What is OROP? (One Rank One Pension for Ex-Servicemen)
What is OROP? (One Rank One Pension for Ex-Servicemen)
One Rank One Pension’ basically means that retired soldiers of the same rank, who have retired after serving for the same length of service, will receive the same pension, irrespective of the date/year of their retirement.
A Pay Commission sits every 10 years and gives recommendations for enhancing the pay and allowances of the serving personnel based on the various factors like inflation, price hikes, and increase in living expenditures to meet the explicit needs of the lifestyle befitting the stature of a defence officer, etc.
Pension of the officers superannuating is based on the last salary drawn by them at the time of retirement.
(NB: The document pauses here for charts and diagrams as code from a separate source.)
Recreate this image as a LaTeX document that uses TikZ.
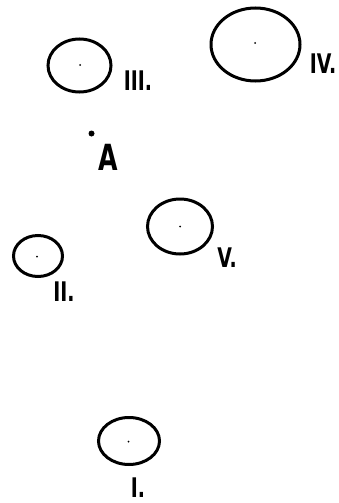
\documentclass[tikz,border=0pt]{standalone}
\usepackage{fontspec}
\newfontfamily\lab[FakeStretch=0.7]{DejaVu Sans}
\begin{document}
\begin{tikzpicture}[x=1pt,y=-1pt,
  orb/.style={draw=black,line width=3pt},
  ctr/.style={fill=black,circle,inner sep=0pt,minimum size=2pt},
  num/.style={inner sep=0pt,font=\lab\bfseries\fontsize{27}{27}\selectfont}]
\useasboundingbox (0,0) rectangle (338,503);
% III
\draw[orb] (79.5,65.5) ellipse [x radius=31.5,y radius=26.5];
\node[ctr] (c3) at (80,65) {};
\node[num] (l3) at (138,81) {III.};
% IV
\draw[orb] (255.5,44.5) ellipse [x radius=44.5,y radius=36.5];
\node[ctr] (c4) at (255,43) {};
\node[num] (l4) at (323,64) {IV.};
% A
\node[fill=black,circle,inner sep=0pt,minimum size=6pt] (a) at (91.5,133.5) {};
\node[inner sep=0pt,font=\lab\bfseries\fontsize{36}{36}\selectfont] (la) at (108,157) {A};
% V
\draw[orb] (180,226.5) ellipse [x radius=32.5,y radius=27.5];
\node[ctr] (c5) at (180,226.5) {};
\node[num] (l5) at (227,258) {V.};
% II
\draw[orb] (38,256) ellipse [x radius=24.5,y radius=20.5];
\node[ctr] (c2) at (37,256.5) {};
\node[num] (l2) at (64,292) {II.};
% I
\draw[orb] (129,441) ellipse [x radius=30.5,y radius=23.5];
\node[ctr] (c1) at (128.5,441.5) {};
\node[num] (l1) at (138,487.5) {I.};
\end{tikzpicture}
\end{document}
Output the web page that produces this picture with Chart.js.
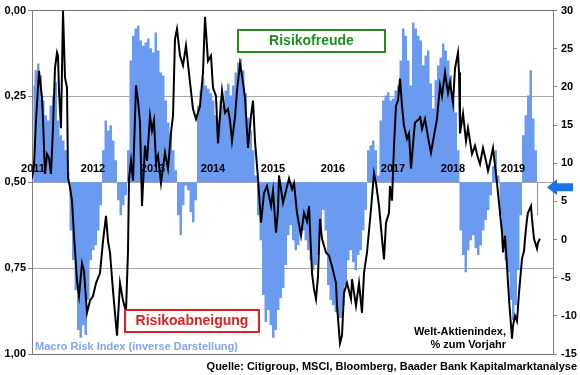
<!DOCTYPE html>
<html><head><meta charset="utf-8">
<script src="https://cdn.jsdelivr.net/npm/chart.js@4.4.1/dist/chart.umd.min.js"></script>
<style>html,body{margin:0;padding:0;background:#fff;}#wrap{width:580px;height:375px;}</style>
</head><body><div id="wrap"><canvas id="c" width="580" height="375"></canvas></div>
<script>
// ---- data ----
const yearLabels = ['2011','2012','2013','2014','2015','2016','2017','2018','2019'];
const yearMonths = [0,12,24,36,48,60,72,84,96];           // months since Jan 2011
const leftTickLabels = ['0,00','0,25','0,50','0,75','1,00'];
const rightTicks = [-15,-10,-5,0,5,10,15,20,25,30];
const riskBase = 0.5;
const riskStepMonths = 0.5;
// Macro Risk Index (inverse), one value per half month starting Jan 2011
const riskIndex = [
 .218,.174,.154,.189,.262,.305,.320,.276,.247,.209,
 .320,.363,.378,.407,.471,.640,.727,.814,.930,.953,
 .916,.945,.843,.727,.698,.683,.640,.567,.407,.320,
 .349,.334,.378,.436,.552,.596,.567,.538,.407,.145,
 .073,.052,.044,.087,.102,.093,.081,.110,.122,.064,
 .116,.180,.189,.262,.326,.355,.407,.465,.596,.654,
 .567,.509,.523,.587,.616,.552,.276,.233,.198,.218,
 .227,.241,.262,.305,.320,.262,.276,.233,.212,.247,
 .218,.180,.151,.140,.174,.241,.311,.349,.407,.480,
 .596,.669,.828,.907,.872,.916,.953,.930,.872,.837,
 .808,.741,.654,.625,.669,.698,.683,.654,.640,.669,
 .698,.727,.756,.741,.712,.625,.581,.640,.799,.843,
 .858,.878,.895,.895,.858,.799,.727,.698,.733,.756,
 .712,.698,.640,.581,.407,.392,.378,.407,.480,.320,
 .262,.247,.238,.262,.256,.233,.218,.145,.052,.073,
 .145,.218,.035,.052,.073,.087,.160,.131,.116,.212,
 .285,.203,.160,.137,.096,.116,.145,.189,.262,.297,
 .407,.640,.712,.762,.698,.669,.654,.692,.712,.683,
 .640,.610,.581,.538,.453,.407,.480,.596,.683,.727,
 .762,.843,.901,.858,.756,.596,.363,.305,.247,.174,
 .314,.407,.596
];
// Welt-Aktienindex, % zum Vorjahr
const worldMonths = [
 0,0.4,0.8,1.4,2.0,2.2,2.6,3.0,3.4,3.8,
 4.2,4.6,5.0,5.2,5.4,5.8,6.2,6.6,7.0,7.2,
 7.6,8.0,8.4,9.0,9.4,10.0,10.4,11.0,11.6,12.2,
 12.8,13.6,14.2,14.8,15.2,15.6,16.2,17.0,17.6,18.2,
 18.8,19.2,19.4,19.8,20.2,20.8,21.2,21.6,22.0,22.6,
 23.0,23.6,24.0,24.4,24.8,25.2,25.8,26.6,27.2,27.8,
 28.2,28.6,29.0,29.6,30.2,30.8,31.6,32.2,32.8,33.6,
 34.2,34.6,35.2,35.8,36.2,36.8,37.2,37.6,38.0,38.6,
 39.2,39.6,40.0,40.6,41.0,41.6,42.0,42.6,43.2,43.8,
 44.2,44.6,45.2,45.8,46.4,47.0,47.8,48.2,48.8,49.2,
 49.4,50.2,50.8,51.4,52.0,52.4,53.0,53.8,54.4,55.0,
 55.4,56.0,56.4,56.8,57.2,57.6,58.0,58.8,59.4,60.0,
 60.8,61.0,61.6,62.0,62.4,63.0,63.8,64.0,64.8,65.4,
 66.0,66.4,67.0,67.8,68.4,68.8,69.4,70.0,70.4,70.8,
 71.4,71.6,72.0,72.4,72.8,73.2,73.6,74.0,74.4,75.0,
 75.4,75.8,76.4,76.6,77.4,77.6,78.0,78.6,79.4,79.8,
 80.4,81.0,81.6,82.0,82.6,83.2,83.6,84.2,84.6,85.2,
 85.4,85.6,86.2,86.8,87.2,88.0,88.6,89.2,89.6,90.2,
 90.8,91.2,91.6,92.2,92.6,93.0,93.6,94.0,94.2,94.6,
 95.0,95.4,96.0,96.2,96.6,97.0,97.4,98.0,98.4,98.6,
 99.0,99.2,99.8,100.0,100.4,101.0,101.2,101.6
];
const worldValues = [
 8.0,9.7,15.6,22.1,18.6,15.6,8.6,11.2,10.7,8.6,
 14.6,22.5,24.5,24.1,19.5,14.6,30,21.2,19.9,8.1,
 6.8,5.1,0.5,-5.4,-7.4,-3.1,-4.1,-9.6,-8.0,-7.4,
 -5.7,-4.4,-0.2,3.1,-0.2,-1.7,-6.7,-12.6,-5.7,-8.0,
 -9.4,-1.5,8.0,10.3,7.7,20.2,18.2,15.3,4.4,12.3,
 10.3,16.2,14.3,15.6,10.1,11.0,7.4,11.4,9.3,14.0,
 16.2,26.3,27.6,24.1,22.8,25.4,20.6,17.1,15.8,17.5,
 21.9,29.2,23.4,24.1,19.9,18.8,12.6,16.2,19.5,16.6,
 17.1,15.6,12.9,16.0,19.5,23.0,21.5,18.6,12.0,16.2,
 18.2,12.9,8.0,2.2,6.1,7.0,4.4,6.4,0.9,3.8,
 8.4,4.8,6.4,8.0,6.6,7.4,3.5,0.5,3.5,2.4,
 4.4,-4.4,-6.5,-7.8,-4.8,2.7,0.1,-1.7,-2.1,-3.5,
 -5.7,-8.7,-13.6,-12.6,-7.0,-5.7,-7.8,-5.2,-8.7,-5.7,
 -9.6,-4.4,-1.7,4.0,8.7,7.4,4.4,0.1,-2.6,2.2,
 3.5,7.0,5.1,12.3,17.5,18.2,21.1,17.5,14.9,13.2,
 13.9,9.3,14.0,15.3,15.8,16.2,14.5,15.8,12.7,11.4,
 13.6,15.8,20.2,18.8,21.9,19.2,20.6,17.9,22.4,24.5,
 21.9,13.9,16.5,12.9,14.6,11.2,12.3,10.7,9.9,12.0,
 10.3,9.0,10.1,12.0,9.7,7.4,3.5,0.9,-1.7,0.5,
 -3.5,-7.8,-13.0,-11.3,-10.0,-10.7,-7.0,-2.5,-1.5,0.1,
 2.7,3.5,4.4,2.7,0.1,-1.2,-0.4,0.1
];
const xMaxMonths = 104.2;

// ---- build ----
const FONT = 'Arial, "Liberation Sans", sans-serif';
const riskData = riskIndex.map((v,i)=>({x:(i+0.5)*riskStepMonths, y:v}));
const n = Math.min(worldMonths.length, worldValues.length);
const lineData = [];
for(let i=0;i<n;i++) lineData.push({x:worldMonths[i], y:worldValues[i]});

const overlay = {
  id:'overlay',
  afterDatasetDraw(chart, args){
    if(args.index!==1) return;
    const ctx=chart.ctx, xs=chart.scales.x, ys=chart.scales.y;
    ctx.save();
    ctx.font='bold 11px '+FONT; ctx.fillStyle='#000'; ctx.textAlign='center'; ctx.textBaseline='middle';
    const yy=ys.getPixelForValue(riskBase)-13;
    yearLabels.forEach((t,i)=>ctx.fillText(t, xs.getPixelForValue(yearMonths[i])+1, yy));
    ctx.restore();
  },
  afterDraw(chart){
    const ctx=chart.ctx, ys=chart.scales.y;
    ctx.save();
    ctx.fillStyle='#fff'; ctx.fillRect(238,30,147,22);
    ctx.strokeStyle='#1e8c1e'; ctx.lineWidth=2; ctx.strokeRect(238,30,147,22);
    ctx.fillStyle='#1e8c1e'; ctx.font='bold 14px '+FONT; ctx.textAlign='center'; ctx.textBaseline='middle';
    ctx.fillText('Risikofreude', 311.5, 41.5);
    ctx.fillStyle='#fff'; ctx.fillRect(125,310,134,22);
    ctx.strokeStyle='#e0201e'; ctx.strokeRect(125,310,134,22);
    ctx.fillStyle='#e0201e'; ctx.fillText('Risikoabneigung', 192, 321.5);
    ctx.font='bold 11px '+FONT; ctx.textAlign='left';
    ctx.fillStyle='#7fa6ee'; ctx.fillText('Macro Risk Index (inverse Darstellung)', 35, 347);
    ctx.fillStyle='#000'; ctx.textAlign='right';
    ctx.fillText('Welt-Aktienindex,', 506, 332);
    ctx.fillText('% zum Vorjahr', 506, 345);
    ctx.fillText('Quelle: Citigroup, MSCI, Bloomberg, Baader Bank Kapitalmarktanalyse', 577, 367);
    const y0=ys.getPixelForValue(riskBase)+5;
    ctx.fillStyle='#1a72e6';
    ctx.beginPath();
    ctx.moveTo(547,y0); ctx.lineTo(557,y0-8); ctx.lineTo(557,y0-4); ctx.lineTo(573,y0-4);
    ctx.lineTo(573,y0+4); ctx.lineTo(557,y0+4); ctx.lineTo(557,y0+8); ctx.closePath(); ctx.fill();
    ctx.restore();
  }
};

new Chart(document.getElementById('c'), {
  type:'line',
  data:{datasets:[
    {label:'Welt-Aktienindex', data:lineData, yAxisID:'y2', borderColor:'#000', borderWidth:2,
     pointRadius:0, tension:0, fill:false},
    {label:'Macro Risk Index', data:riskData, yAxisID:'y', backgroundColor:'#6b9bf0',
     borderColor:'#6b9bf0', borderWidth:0, pointRadius:0, stepped:'middle', fill:{value:riskBase}}
  ]},
  plugins:[overlay],
  options:{
    responsive:false, animation:false, devicePixelRatio:1,
    layout:{padding:{top:10,bottom:21,left:0,right:0}},
    plugins:{legend:{display:false}, tooltip:{enabled:false}},
    scales:{
      x:{type:'linear', display:false, min:0, max:xMaxMonths, offset:false},
      y:{position:'left', min:0, max:1, reverse:true,
         afterFit(s){s.width=32;},
         ticks:{stepSize:0.25, padding:2, color:'#000', font:{family:FONT, size:11, weight:'bold'},
                callback:(v)=>leftTickLabels[Math.round(v*4)]},
         grid:{color:(c)=> (c.tick && (c.tick.value===0||c.tick.value===1))?'#707070':'#a8a8a8', tickLength:4, tickColor:'#808080'},
         border:{display:true, color:'#808080'}},
      y2:{position:'right', min:-15, max:30,
         afterFit(s){s.width=27;},
         afterBuildTicks(s){s.ticks=rightTicks.map(v=>({value:v}));},
         ticks:{padding:4, color:'#000', font:{family:FONT, size:11, weight:'bold'}},
         grid:{drawOnChartArea:false, tickLength:4, color:'#808080'},
         border:{display:true, color:'#808080'}}
    }
  }
});
</script></body></html>
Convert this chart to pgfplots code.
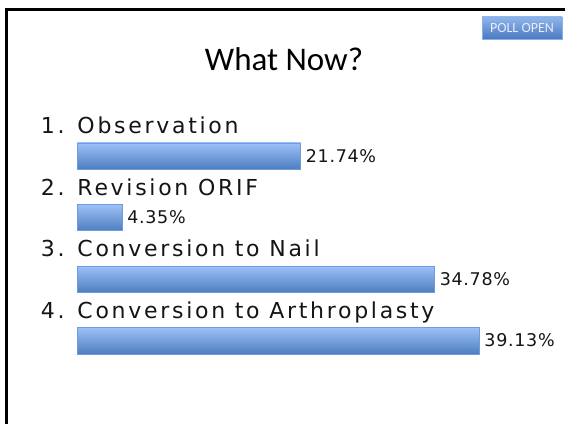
\documentclass[border=0pt]{standalone}
\usepackage{pgfplots}
\pgfplotsset{compat=1.18}
\usepackage{fontspec}
\setmainfont{DejaVu Sans}
\newfontfamily\itemfont{DejaVu Sans}[LetterSpace=12.3]
\newfontfamily\pctfont{DejaVu Sans}[LetterSpace=4]
\newfontfamily\calib{Carlito}
\definecolor{bartop}{HTML}{9CC1F7}
\definecolor{barbot}{HTML}{4E7EBF}
\definecolor{barline}{HTML}{6D9CE2}
\definecolor{btntop}{HTML}{8FB5EA}
\definecolor{btnbot}{HTML}{4A7AC2}
\definecolor{txt}{HTML}{151515}
\tikzset{pollbar/.style={draw=barline, line width=0.6pt, top color=bartop, bottom color=barbot}}
\begin{document}
\begin{tikzpicture}[x=1pt,y=1pt]
\path[use as bounding box] (0,0) rectangle (565,424);
\fill[white] (0,0) rectangle (565,424);
\draw[line width=2.7pt,black] (6.2,0) -- (6.2,414.3) -- (566,414.3);
% title
\node[anchor=base,inner sep=0,font=\calib\fontsize{33}{36}\selectfont] at (284,353) {What Now?};
% poll button
\shade[top color=btntop,bottom color=btnbot] (482,385) rectangle (562,407);
\draw[barline!80!white,line width=0.6pt] (482,385) rectangle (562,407);
\node[anchor=base,inner sep=0,text=white!92!blue,font=\calib\fontsize{14}{16}\selectfont] at (522,391.5) {POLL OPEN};
\begin{axis}[
  at={(77.3pt,52.4pt)}, anchor=south west,
  scale only axis, width=487.7pt, height=246.4pt,
  xmin=0, xmax=47.49, ymin=-0.5, ymax=3.5,
  axis lines=none, clip=false,
  xbar, bar width=26.3pt, bar shift=0pt,
  nodes near coords={\pgfmathprintnumber[fixed,precision=2,fixed zerofill,assume math mode=true]{\pgfplotspointmeta}\%},
  nodes near coords style={anchor=base west, inner sep=0pt, xshift=5pt, yshift=-6pt, text=txt, font=\pctfont\fontsize{17.5}{20}\selectfont},
  point meta=x,
]
\addplot[pollbar] coordinates {(21.74,3)};
\addplot[pollbar] coordinates {(4.35,2)};
\addplot[pollbar] coordinates {(34.78,1)};
\addplot[pollbar] coordinates {(39.13,0)};
\foreach \y/\n/\t in {3/1/Observation,2/2/Revision ORIF,1/3/Conversion to Nail,0/4/Conversion to Arthroplasty}{
  \edef\tmp{\noexpand\node[anchor=base west,inner sep=0,text=txt,font=\noexpand\itemfont\noexpand\fontsize{22}{26}\noexpand\selectfont] at (axis cs:0,\y+0.365) {\t};
  \noexpand\node[anchor=base west,inner sep=0,text=txt,font=\noexpand\itemfont\noexpand\fontsize{22}{26}\noexpand\selectfont,xshift=-36.5pt] at (axis cs:0,\y+0.365) {\n.};}
  \tmp
}
\end{axis}
\end{tikzpicture}
\end{document}
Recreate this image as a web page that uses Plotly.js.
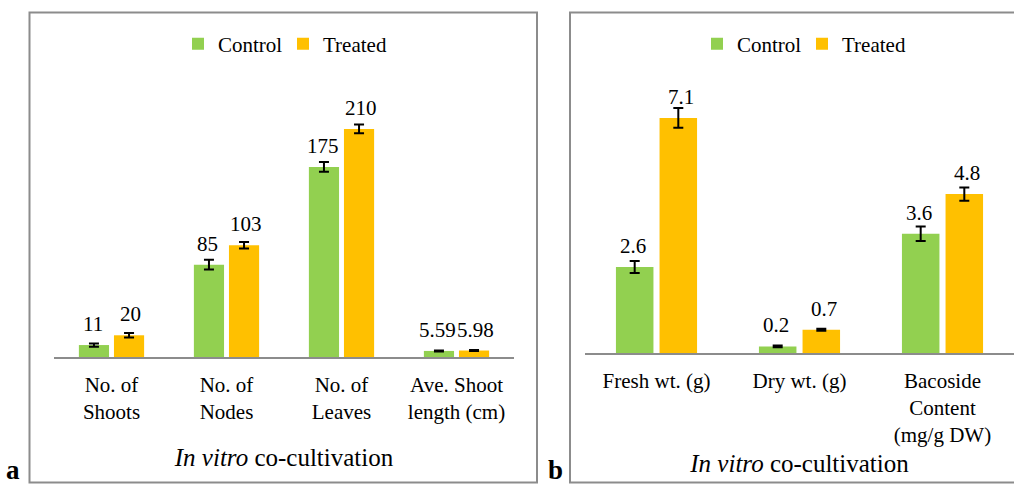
<!DOCTYPE html>
<html>
<head>
<meta charset="utf-8">
<script src="https://cdn.plot.ly/plotly-3.0.1.min.js"></script>
<style>html,body{margin:0;padding:0;background:#fff;}#chart{width:1014px;height:484px;}</style>
</head>
<body>
<div id="chart"></div>
<script>
// Panel a
const catsA = ["No. of<br>Shoots", "No. of<br>Nodes", "No. of<br>Leaves", "Ave. Shoot<br>length (cm)"];
const controlA = [11, 85, 175, 5.59];
const treatedA = [20, 103, 210, 5.98];
const controlAErr = [1.5, 4.5, 4.5, 0.5];
const treatedAErr = [2, 3, 4, 0.5];
// Panel b
const catsB = ["Fresh wt. (g)", "Dry wt. (g)", "Bacoside<br>Content<br>(mg/g DW)"];
const controlB = [2.6, 0.2, 3.6];
const treatedB = [7.1, 0.7, 4.8];
const controlBErr = [0.18, 0.03, 0.22];
const treatedBErr = [0.3, 0.03, 0.2];

const seriesNames = ["Control", "Treated"];
const GREEN = "#92D050", ORANGE = "#FFC000";
const FONT = "'Liberation Serif', 'DejaVu Serif', serif";
const W = 1014, H = 484;
const px = v => v / W;
const py = v => 1 - v / H;

function bar(name, cats, vals, errs, color, xa, ya, leg) {
  return {
    type: "bar", name: name, x: cats, y: vals,
    xaxis: xa, yaxis: ya, legend: leg,
    marker: {color: color, line: {width: 0}},
    error_y: {type: "data", array: errs, visible: true, color: "#000", thickness: 2, width: 5},
    hoverinfo: "skip"
  };
}

const data = [
  bar(seriesNames[0], catsA, controlA, controlAErr, GREEN, "x", "y", "legend"),
  bar(seriesNames[1], catsA, treatedA, treatedAErr, ORANGE, "x", "y", "legend"),
  bar(seriesNames[0], catsB, controlB, controlBErr, GREEN, "x2", "y2", "legend2"),
  bar(seriesNames[1], catsB, treatedB, treatedBErr, ORANGE, "x2", "y2", "legend2")
];

const annotations = [];
function labels(cats, vals, xref, yref, shift) {
  cats.forEach((c, i) => {
    annotations.push({
      x: c, y: vals[i], xref: xref, yref: yref, text: String(vals[i]),
      showarrow: false, xshift: shift, yshift: 21, yanchor: "middle",
      font: {family: FONT, size: 21, color: "#000"}
    });
  });
}
labels(catsA, controlA, "x", "y", -19);
labels(catsA, treatedA, "x", "y", 19);
labels(catsB, controlB, "x2", "y2", -24);
labels(catsB, treatedB, "x2", "y2", 24);

annotations.push({x: px(13), y: 0, xref: "paper", yref: "paper", text: "<b>a</b>", showarrow: false,
  xanchor: "center", yanchor: "bottom", yshift: -3, font: {family: FONT, size: 27, color: "#000"}});
annotations.push({x: px(555), y: 0, xref: "paper", yref: "paper", text: "<b>b</b>", showarrow: false,
  xanchor: "center", yanchor: "bottom", yshift: -3, font: {family: FONT, size: 27, color: "#000"}});

const xCommon = {
  type: "category", showline: true, linecolor: "#8c8c8c", linewidth: 1.5,
  ticks: "", showgrid: false, zeroline: false, ticklabelstandoff: 8,
  tickfont: {family: FONT, size: 21, color: "#000"},
  title: {text: "<i>In vitro</i> co-cultivation", font: {family: FONT, size: 25, color: "#000"}, standoff: 25}
};
const yCommon = {showline: false, showgrid: false, zeroline: false, showticklabels: false, ticks: ""};

const legendCommon = {orientation: "h", xanchor: "left", yanchor: "middle", entrywidth: 60, entrywidthmode: "pixels",
  bgcolor: "rgba(0,0,0,0)", font: {family: FONT, size: 21, color: "#000"}};

const layout = {
  width: W, height: H,
  margin: {l: 0, r: 0, t: 0, b: 0},
  paper_bgcolor: "#fff", plot_bgcolor: "rgba(0,0,0,0)",
  font: {family: FONT, color: "#000"},
  barmode: "group", bargap: 0.39, bargroupgap: 0.14,
  xaxis: Object.assign({}, xCommon, {domain: [px(54), px(514)], anchor: "y", range: [-0.5, 3.5]}),
  yaxis: Object.assign({}, yCommon, {domain: [py(357), py(60)], anchor: "x", range: [0, 273.5]}),
  xaxis2: Object.assign({}, xCommon, {domain: [px(585), 1], anchor: "y2", range: [-0.5, 2.5],
    title: Object.assign({}, xCommon.title, {standoff: 8})}),
  yaxis2: Object.assign({}, yCommon, {domain: [py(353), py(60)], anchor: "x2", range: [0, 8.85]}),
  legend: Object.assign({}, legendCommon, {x: px(178), y: py(44)}),
  legend2: Object.assign({}, legendCommon, {x: px(697), y: py(44)}),
  shapes: [
    {type: "rect", xref: "paper", yref: "paper", x0: px(29.5), x1: px(537), y0: py(482.5), y1: py(12.5),
      line: {color: "#8c8c8c", width: 2}, fillcolor: "rgba(0,0,0,0)", layer: "below"},
    {type: "rect", xref: "paper", yref: "paper", x0: px(570), x1: px(1020), y0: py(482.5), y1: py(12.5),
      line: {color: "#8c8c8c", width: 2}, fillcolor: "rgba(0,0,0,0)", layer: "below"}
  ],
  annotations: annotations,
  showlegend: true
};

Plotly.newPlot("chart", data, layout, {staticPlot: true, displayModeBar: false});
</script>
</body>
</html>
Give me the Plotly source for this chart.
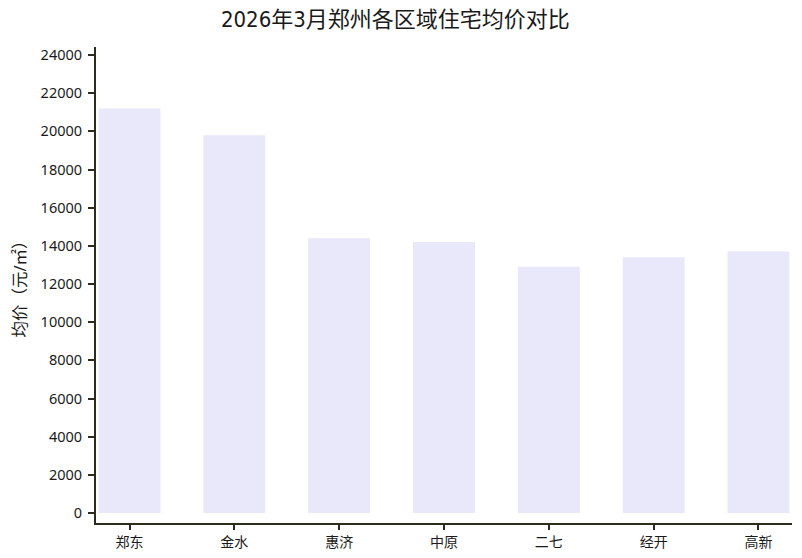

Hence, with each consecutive Pay Commission, the military veterans who retired earlier received lesser pension as compared to those who retired later with the same rank and length of service.
Currently, all pre-2006 (the year the 6th pay panel report became effective) pensioners receive lesser pension than not only their counterparts but also their juniors.
For instance, a Major General who retired in 1995 draws a basic pension of Rs 30,350 but an officer retiring in the same rank after 2006 gets Rs 38,500.
Similarly, a colonel who retired in 2003 gets Rs 26,150, compared to Rs 34,000 drawn by a colonel who retired this year.
Implications of Implementation of OROP
The One Rank One Pension scheme has been a long-standing demand of the over 25 lac ex-servicemen of India and it's implementation would result in bringing about parity in the pension of earlier retirees, who perhaps need it more than their younger counterparts.
The implementation of the scheme is expected to benefit 600,000 widows and a large number of decorated soldiers, who truly deserve to be treated with utmost dignity.
The UPA government in their interim budget had announced an amount of Rs 500 crore for the scheme. However, NDA’s Finance Minister Arun Jaitley in his Budget announcement allotted Rs 1,000 crore for the scheme.
The scheme is estimated to cost around Rs 8,600 crore initially and subsequently several crore rupees annually.
Promises by Successive Governments for Implementation of OROP
The demand for OROP by the ex servicemen has been there every since the era of Mrs Indira Ghandhi, who had promised its implementation.
The major country wide strive against the issue began on 08 February 2009, when more than 300 retired soldiers of varying ranks had marched to the Rashtrapati Bhavan in New Delhi and had returned medals won in combat and for distinguished service as they sought equal pension for each rank.
In order to appease the ex servicemen, the UPA government in 2009 declared that it had earmarked Rs 2,200 crore annually to improve the pension of ‘Person’s Below Officer Rank (PBOR)’ as a step towards partial implementation of the OROP. A total of 1.2 million pensioners did benefit from this initiative.
In a brazen show of bureaucratic red tapism, in 2011, the Department of Ex-Servicemen Welfare of the MoD pointed out to a parliamentary committee, that OROP was not feasible to implement since documents of military personnel were said to be destroyed after 25 years.
The same is not true at all, as the pension documents of the veterans are not only preserved during their lifetime but also after their demise to accord family pension.
After series of protests by the Ex Servicemen Association, the UPA government towards its fag end agreed in principle to clear the scheme in 2013.
The NDA also renewed the hope for implementation of OROP by unequivocally including it in its election manifesto.
Finally, Today Govt of India announced implementation of OROP
In case Bank retirees, What is approach of Govt,IBA., and UFBU?
Instead of raising the pension of erstwhile retirees, they have reduced pension of the present day retirees to the level of erstwhile retirees.
To put it more correctly, it is reduced to much less than the erstwhile retirees.
Whether the retirees of Bank also go for hunger strike, to win over their demand?